FATHER JOHN MISTY; “I Love You, Honeybear” (Bella Union, 2015)

Fjm-iloveyouhoneybearPare che il pubblico del “Late Show with David Letterman” sia rimasto un tantino spiazzato durante l’esecuzione dal vivo dello scorso novembre di “Bored in The USA”, il singolo di lancio dell’ultimo album di Josh Tillman (aka Father John Misty). A disorientare i presenti sono state le risate e gli applausi registrati che accompagnano i versi più amari e ironici del brano, un bizzarro imprevisto che serve in parte a individuare la nuova cifra artistica di questo atipico cantautore.
Mentre Josh Tilman, con i suoi sette dischi da solista, ha fatto poco per distaccarsi dal cliché dell’artista folk (nel senso più classico e noioso del termine), il suo alter-ego Father John Misty ha intrapreso un percorso musicale estremamente personale e autentico.

“I Love You Honeybear” arriva a tre anni di distanza dal già ottimo “No Fun” e segna un definitivo punto di svolta per il musicista statunitense grazie all’altissimo livello raggiunto dalla sua scrittura.
Quello di Father John Misty è un raffinato pop esistenzialista che sfiora spesso toni epici, smorzati però da un’enorme dose di cinica ironia. Canzoni d’amore dalle tinte dark, in definitiva.
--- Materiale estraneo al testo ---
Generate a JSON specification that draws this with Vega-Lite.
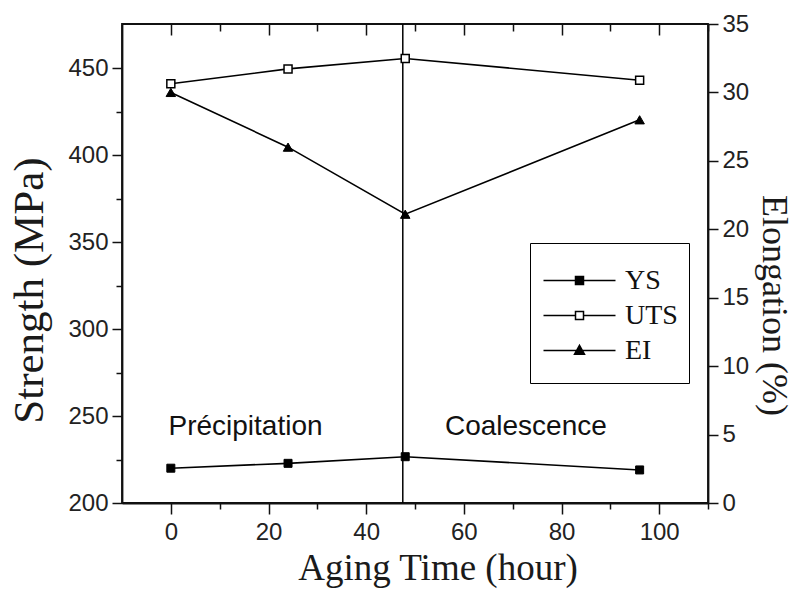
{
  "$schema": "https://vega.github.io/schema/vega-lite/v6.json",
  "width": 586,
  "height": 479,
  "autosize": {"type": "none"},
  "padding": {"left": 122, "top": 24, "right": 92, "bottom": 86},
  "background": "white",
  "config": {
    "view": {"stroke": "#111111", "strokeWidth": 1.8},
    "axis": {
      "grid": false,
      "domainColor": "#111111",
      "domainWidth": 1.8,
      "tickColor": "#111111",
      "tickWidth": 1.5,
      "labelFont": "Liberation Sans",
      "labelFontSize": 24,
      "labelColor": "#222222",
      "labelOverlap": false,
      "labelFlush": false,
      "titleFont": "Liberation Serif",
      "titleFontWeight": "normal",
      "titleColor": "#1a1a1a"
    }
  },
  "datasets": {
    "meas": [
      {"time": 0, "series": "YS", "value": 220},
      {"time": 24, "series": "YS", "value": 222.8},
      {"time": 48, "series": "YS", "value": 226.6},
      {"time": 96, "series": "YS", "value": 219},
      {"time": 0, "series": "UTS", "value": 441},
      {"time": 24, "series": "UTS", "value": 449.5},
      {"time": 48, "series": "UTS", "value": 455.5},
      {"time": 96, "series": "UTS", "value": 443},
      {"time": 0, "series": "EI", "value": 30},
      {"time": 24, "series": "EI", "value": 26},
      {"time": 48, "series": "EI", "value": 21.1},
      {"time": 96, "series": "EI", "value": 28}
    ],
    "notes": [
      {"label": "Précipitation", "time": 15.3, "value": 239},
      {"label": "Coalescence", "time": 72.7, "value": 239}
    ],
    "divider": [{"time": 47.5}],
    "keys": [{"series": "YS"}, {"series": "UTS"}, {"series": "EI"}]
  },
  "layer": [
    {
      "layer": [
        {
          "data": {"name": "divider"},
          "mark": {"type": "rule", "color": "black", "strokeWidth": 1.5},
          "encoding": {
            "x": {
              "field": "time",
              "type": "quantitative",
              "scale": {"domain": [-10, 110], "nice": false, "zero": false},
              "axis": {
                "orient": "bottom",
                "values": [0, 10, 20, 30, 40, 50, 60, 70, 80, 90, 100, 110],
                "labelExpr": "datum.value % 20 === 0 && datum.value <= 100 ? datum.label : ''",
                "tickSize": {"condition": {"test": "datum.value % 20 === 0", "value": 11}, "value": 6},
                "labelPadding": 6,
                "title": "Aging Time (hour)",
                "titleFontSize": 37,
                "titleX": 315.5,
                "titleY": 76,
                "titleAlign": "center",
                "titleBaseline": "alphabetic"
              }
            }
          }
        },
        {
          "data": {"name": "meas"},
          "transform": [{"filter": "datum.series !== 'EI'"}],
          "mark": {"type": "line", "color": "black", "strokeWidth": 1.6},
          "encoding": {
            "x": {"field": "time", "type": "quantitative"},
            "y": {
              "field": "value",
              "type": "quantitative",
              "scale": {"domain": [200, 475.3], "nice": false, "zero": false},
              "axis": {
                "orient": "left",
                "values": [200, 225, 250, 275, 300, 325, 350, 375, 400, 425, 450],
                "labelExpr": "datum.value % 50 === 0 ? datum.label : ''",
                "tickSize": {"condition": {"test": "datum.value % 50 === 0", "value": 10}, "value": 6},
                "labelPadding": 4,
                "title": "Strength (MPa)",
                "titleFontSize": 43,
                "titleAngle": 270,
                "titleX": -80,
                "titleY": 266,
                "titleAlign": "center",
                "titleBaseline": "alphabetic"
              }
            },
            "detail": {"field": "series", "type": "nominal"}
          }
        },
        {
          "data": {"name": "meas"},
          "transform": [{"filter": "datum.series === 'YS'"}],
          "mark": {"type": "point", "shape": "square", "filled": true, "fill": "black", "stroke": "black", "strokeWidth": 1, "size": 64, "opacity": 1},
          "encoding": {
            "x": {"field": "time", "type": "quantitative"},
            "y": {"field": "value", "type": "quantitative"}
          }
        },
        {
          "data": {"name": "meas"},
          "transform": [{"filter": "datum.series === 'UTS'"}],
          "mark": {"type": "point", "shape": "square", "filled": true, "fill": "white", "stroke": "black", "strokeWidth": 1.5, "size": 64, "opacity": 1},
          "encoding": {
            "x": {"field": "time", "type": "quantitative"},
            "y": {"field": "value", "type": "quantitative"}
          }
        },
        {
          "data": {"name": "notes"},
          "mark": {"type": "text", "font": "Liberation Sans", "fontSize": 28, "align": "center", "baseline": "alphabetic", "color": "#111111"},
          "encoding": {
            "x": {"field": "time", "type": "quantitative"},
            "y": {"field": "value", "type": "quantitative"},
            "text": {"field": "label", "type": "nominal"}
          }
        },
        {
          "data": {"name": "keys"},
          "mark": {"type": "point", "filled": false, "strokeWidth": 1.5, "size": 0},
          "encoding": {
            "fill": {
              "field": "series",
              "type": "nominal",
              "scale": {"domain": ["YS", "UTS", "EI"], "range": ["black", "white", "black"]}
            },
            "stroke": {
              "field": "series",
              "type": "nominal",
              "scale": {"domain": ["YS", "UTS", "EI"], "range": ["black", "black", "black"]}
            },
            "shape": {
              "field": "series",
              "type": "nominal",
              "scale": {
                "domain": ["YS", "UTS", "EI"],
                "range": [
                  "M0,-4.5ZM0,4.5ZM-2.875,0H15.125M5.125,-1H7.125V1H5.125Z",
                  "M0,-4.5ZM0,4.5ZM-2.875,0H5.125M7.125,0H15.125M5.125,-1H7.125V1H5.125Z",
                  "M0,-4.5ZM0,4.5ZM-2.875,0H15.125M6.125,-1.3L7.375,0.95H4.875Z"
                ]
              },
              "legend": {
                "orient": "none",
                "legendX": 408,
                "legendY": 219,
                "title": " ",
                "titleFontSize": 2,
                "titlePadding": 10.5,
                "strokeColor": "black",
                "fillColor": "white",
                "padding": 11,
                "labelFont": "Liberation Serif",
                "labelFontSize": 28,
                "labelColor": "#111111",
                "labelOffset": 56,
                "rowPadding": -8,
                "symbolSize": 64,
                "symbolStrokeWidth": 1.5,
                "symbolOpacity": 1
              }
            }
          }
        }
      ]
    },
    {
      "data": {"name": "meas"},
      "transform": [{"filter": "datum.series === 'EI'"}],
      "layer": [
        {
          "mark": {"type": "line", "color": "black", "strokeWidth": 1.6},
          "encoding": {
            "x": {
              "field": "time",
              "type": "quantitative",
              "scale": {"domain": [-10, 110], "nice": false, "zero": false},
              "axis": {
                "orient": "top",
                "values": [0, 20, 40, 60, 80, 100],
                "labels": false,
                "domain": false,
                "ticks": true,
                "tickSize": 11,
                "offset": -11,
                "title": null
              }
            },
            "y": {
              "field": "value",
              "type": "quantitative",
              "scale": {"domain": [0, 35], "nice": false, "zero": false},
              "axis": {
                "orient": "right",
                "values": [0, 2.5, 5, 7.5, 10, 12.5, 15, 17.5, 20, 22.5, 25, 27.5, 30, 32.5, 35],
                "labelExpr": "datum.value % 5 === 0 ? datum.label : ''",
                "tickSize": {"condition": {"test": "datum.value % 5 === 0", "value": 10}, "value": 6},
                "labelPadding": 4,
                "title": "Elongation (%)",
                "titleFontSize": 36,
                "titleAngle": 90,
                "titleX": 54,
                "titleY": 281,
                "titleAlign": "center",
                "titleBaseline": "alphabetic"
              }
            }
          }
        },
        {
          "mark": {"type": "point", "shape": "triangle-up", "filled": true, "fill": "black", "stroke": "black", "strokeWidth": 1, "size": 90, "opacity": 1},
          "encoding": {
            "x": {
              "field": "time",
              "type": "quantitative",
              "axis": {
                "orient": "top",
                "values": [10, 30, 50, 70, 90, 110],
                "labels": false,
                "domain": false,
                "ticks": true,
                "tickSize": 7,
                "offset": -7,
                "title": null
              }
            },
            "y": {"field": "value", "type": "quantitative"}
          }
        }
      ],
      "resolve": {"axis": {"x": "independent"}}
    }
  ],
  "resolve": {"scale": {"y": "independent", "x": "independent"}, "axis": {"x": "independent"}}
}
Ma il sarcasmo che ha fatto della sua esibizione al “Late Show” già un piccolo classico è in realtà solo uno dei sentimenti ricorrenti di un album che ne esprime molteplici, quasi sempre divertenti e politicamente scorretti.
Musicalmente “I Love You Honey Bear” si permette di vagare tra diverse identità pop, con una varietà stilistica che raccoglie praticamente ogni aspetto della tradizione americana, andando a comporre un melting pot di straordinaria brillantezza. La ricca strumentazione (steel guitar, fiati, ottoni, piano, organo etc.) e gli eleganti arrangiamenti (si sente la mano di John Wilson alla produzione) si sposano alla perfezione con la calda voce di Tilman, che alterna con disinvoltura tonalità da a tenore e da baritono.
Davvero arduo, poi, parlare dei singoli brani, quando gli undici pezzi della tracklist si mantengono su uno standard qualitativo così elevato. Se proprio dobbiamo scegliere, una menzione d’onore spetta alla già citata “Bored in The Usa”, inno generazionale di tutti i disillusi thirty-something americani, e la trascinante cavalcata “The Ideal Husband”, il pezzo più rock del lotto. Chi ha un debole per sound più classico impazzirà per “Strange Encounters”, vigorosa ballata á la Elton John dei tempi che furono, mentre chi predilige atmosfere più leggere e californiane andrà di repeat su “The Night Josh Tillman Came to our Apartment”.

Dal punto di vista delle liriche c’è poco da dire, se non che i testi di “I Love You Honeybear” sono quanto di più graffiante, profano e sincero si possa ascoltare da un bel po’ di tempo a questa parte.
Un plauso a Josh Tilman quindi, capace di dare vita ad un album potente e vitale, da custodire gelosamente nella propria collezione di dischi.